Doris Massey is 66, which is a bit young to be a great-grandmother and maybe a tad old to be a new mom.
That’s not stopping the Charlottean from trying, however, as she attends PTA meetings, parent-teacher conferences and chases school buses in her dual role as Massey family matriarch and foster mother to three great-grandchildren.
How this came to be is complicated and includes prison time for one of her four grandchildren, who got mixed up with the wrong crowd.
The bottom line is: Three children, ages 4, 5 and 7, are counting on Massey to be both their mother and father, and she doesn’t intend to let them down.
Massey recently registered them with the Salvation Army’s Christmas Bureau, which helps struggling parents get toys at Christmas. The program expects to give toys to 12,200 children this year, paid for in part by donations to the Charlotte Observer’s Empty Stocking Fund.
“There was no swallowing my pride to sign up. I knew I couldn’t buy toys myself, and I will not let these children suffer when help is out there,” Massey says. “I’ve lived my life, and now I’m here to make sure they get what they need.”
The adjustment from retiree to ringmaster hasn’t been easy, but it’s finances that have been the biggest challenge, she says. (Her Christmas wish is for a new set of tires.)
Massey, who is single, was laid off at the start of the recession by one of the city’s banks, where she had worked for 12 years. Bankruptcy and a home foreclosure followed not long after.
The great-grandchildren – Amilia, Shaniya and Collin – came into her life in October of 2010, after their mom, a single parent, went to prison.
Their mother will be released in a year, but Massey says she has permanent custody and expects it to stay that way. Otherwise, she fears they’ll go into the foster care system and be separated into different homes.
The three children appear to be flourishing in her two-bedroom apartment, sharing evenings of homework, rambunctious dinners and occasional after-school activities.
Collin, the oldest at 7, is focused on school and recently won a technology award. He’s also involved in the Big Brothers Big Sisters program and plays in a youth basketball program. Shaniya is part of that same sports program as a cheerleader and recently registered to be in Big Brothers Big Sisters, too.

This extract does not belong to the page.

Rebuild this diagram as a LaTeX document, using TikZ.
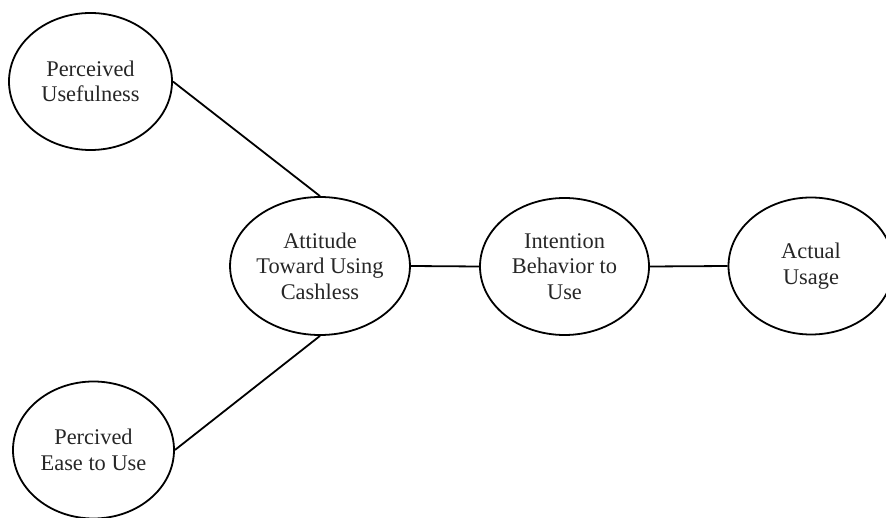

As for Amilia, she’s in the Head Start program and picking up things fast, Massey says.
All three are in the Children’s Choir at her church, the Meeting Place.
The biggest blessing, Massey says, is that they’ve started to regain that blind trust in adults that only children have, before life robs them of innocence.
Early on, when she dropped them off at school or daycare, they would always ask the same question: “Are you coming back to get me?”
It would break her heart.
“I will never leave you,” she told them. “I will always be here. And if I’m not, just pick up the phone and call me, and I’ll come.”
They’ve stopped asking now, but she says it’s an answer that will never change.